Surveyors will be checking to see how well hospital discharge procedures facilitate SNF transfers

During the height of the pandemic, hospital administrators who wanted to discharge patients to post-acute care facilities often found they were unwilling or unable to accept patients because of concerns about potential COVID-19 infections. The same providers often did not have the bed capacity or staff to care for the patients either. 

Those findings came in a national snapshot issued by the Department of Health and Human Services’ Office of the Inspector General Wednesday. The report captured hospitals’ perspectives on responding to the COVID-19 pandemic and how ongoing challenges — including being out of synch with post-acute providers — have impacted their capacity to care for patients, staff and communities.

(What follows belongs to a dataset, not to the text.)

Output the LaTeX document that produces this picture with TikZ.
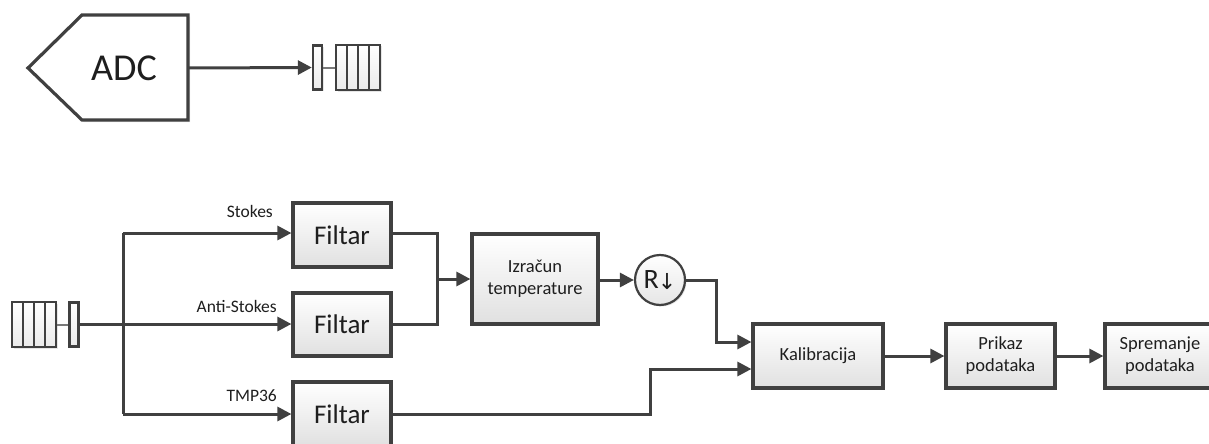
\documentclass[tikz,border=0pt]{standalone}
\usepackage{fontspec}
\setmainfont{Carlito}
\newfontfamily\symf{DejaVu Sans}
\usetikzlibrary{arrows.meta,shadows,calc}
\definecolor{ln}{HTML}{404040}
\definecolor{txt}{HTML}{1E1E1E}
\tikzset{
  blk/.style={draw=ln, line width=3.2pt, top color=white, bottom color=black!12,
    drop shadow={opacity=0.22, shadow xshift=2pt, shadow yshift=-2pt},
    text=txt, align=center, inner sep=0pt, font=\fontsize{18.5}{22}\selectfont},
  bigblk/.style={blk, font=\fontsize{27}{30}\selectfont},
  qbox/.style={draw=ln, line width=2.4pt, top color=white, bottom color=black!8,
    drop shadow={opacity=0.2, shadow xshift=1.5pt, shadow yshift=-1.5pt}, inner sep=0pt},
  conn/.style={draw=ln, line width=3pt, -{Triangle[length=14pt,width=14pt]}},
  wire/.style={draw=ln, line width=3pt},
  thinwire/.style={draw=ln!70, line width=2pt},
  lbl/.style={text=txt, font=\fontsize{17.5}{20}\selectfont, anchor=east, inner sep=0pt},
}
\begin{document}
\begin{tikzpicture}[x=1pt,y=-1pt]
\useasboundingbox (0,0) rectangle (1209,444);

% ADC
\draw[draw=ln, line width=3.2pt, fill=white,
  drop shadow={opacity=0.2, shadow xshift=2pt, shadow yshift=-2pt}]
  (28,68) -- (82,15) -- (188,15) -- (188,120) -- (82,120) -- cycle;
\node[text=txt, font=\fontsize{38}{40}\selectfont, inner sep=0pt] (adc) at (124,68) {ADC};
\coordinate (adcout) at (188,68);

% top queue
\node[qbox, minimum width=9pt, minimum height=44pt] (q1s) at (317.5,67.5) {};
\node[qbox, minimum width=44pt, minimum height=45pt] (q1) at (358,67.5) {};
\foreach \xx in {347,358,369} \draw[draw=ln, line width=2.4pt] (\xx,45) -- (\xx,90);
\draw[conn] (adcout) -- (q1s.west);
\draw[thinwire] (q1s.east) -- (q1.west);

% bottom queue
\node[qbox, minimum width=44pt, minimum height=45pt] (q2) at (34,324.5) {};
\foreach \xx in {23,34,45} \draw[draw=ln, line width=2.4pt] (\xx,302) -- (\xx,347);
\node[qbox, minimum width=9pt, minimum height=44pt] (q2s) at (74,324.5) {};
\draw[thinwire] (q2.east) -- (q2s.west);

\coordinate (j) at (123,324);
\coordinate (jt) at (123,233);
\coordinate (jb) at (123,414);
\draw[wire] (q2s.east |- j) -- (j);

% filters
\node[bigblk, minimum width=98pt, minimum height=64pt] (f1) at (342,235) {Filtar};
\node[bigblk, minimum width=98pt, minimum height=63pt] (f2) at (342,324.5) {Filtar};
\node[bigblk, minimum width=98pt, minimum height=64pt] (f3) at (342,414) {Filtar};

\draw[wire] (jt) -- (jb);
\draw[conn] (jt) -- (jt -| f1.west);
\draw[conn] (j) -- (j -| f2.west);
\draw[conn] (jb) -- (jb -| f3.west);

\node[lbl] (ls) at (273,211) {Stokes};
\node[lbl] (la) at (277,306) {Anti-Stokes};
\node[lbl] (lt) at (277,396) {TMP36};

% Izracun
\node[blk, minimum width=126pt, minimum height=90pt] (iz) at (535,279) {Izračun\\temperature};
\coordinate (m1) at (437,233);
\coordinate (m2) at (437,324);
\coordinate (mj) at (437,279);
\draw[wire] (f1.east |- m1) -- (m1) -- (m2) -- (f2.east |- m2);
\draw[conn] (mj) -- (iz.west);

% R circle
\node[circle, draw=ln, line width=2.2pt, top color=white, bottom color=black!10,
  drop shadow={opacity=0.2, shadow xshift=1.5pt, shadow yshift=-1.5pt},
  minimum size=50pt, inner sep=0pt, text=txt] (r) at (660,280)
  {\fontsize{28}{30}\selectfont R\hspace{-1pt}\raisebox{-1pt}{\symf\fontsize{22}{24}\selectfont ↓}};
\draw[conn] (iz.east |- r) -- (r.west);

% Kalibracija etc
\node[blk, minimum width=130pt, minimum height=64pt] (kal) at (818,356) {Kalibracija};
\node[blk, minimum width=109pt, minimum height=64pt] (pri) at (1000.5,356) {Prikaz\\podataka};
\node[blk, minimum width=110pt, minimum height=64pt] (spr) at (1160,356) {Spremanje\\podataka};

\coordinate (c1) at (716,280);
\coordinate (c2) at (716,342);
\draw[conn] (r.east) -- (c1) -- (c2) -- (c2 -| kal.west);
\coordinate (t1) at (650,414);
\coordinate (t2) at (650,369);
\draw[conn] (f3.east) -- (t1) -- (t2) -- (t2 -| kal.west);

\draw[conn] (kal.east) -- (pri.west);
\draw[conn] (pri.east) -- (spr.west);
\end{tikzpicture}
\end{document}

Discharging COVID-19 patients to post-acute care facilities was one of the top challenges reported among hospitals, according to data collected during March 2020, when the pandemic first struck, resulting in longer stays for patients. 

“Administrators reported that delays in discharge affected available bed space throughout the hospital and had other downstream effects,” the OIG report said. “For example, hospitals reported that patient opportunities for specialized post-acute care, like rehabilitation, were delayed.” 

One hospital administrator told the agency that they have “patients in the acute-care setting that really do not belong here in terms of what they need clinically but can’t move on because there is not an available option.” 

Skilled nursing operators remain chronically understaffed industrywide, and they have struggled more than others in the healthcare sector to recover jobs a year into the pandemic. 

The decline in discharges from hospitals to skilled nursing facilities has been a key concern among long-term care operators, who have seen an increasing number of hospitals bypass them in favor of home care.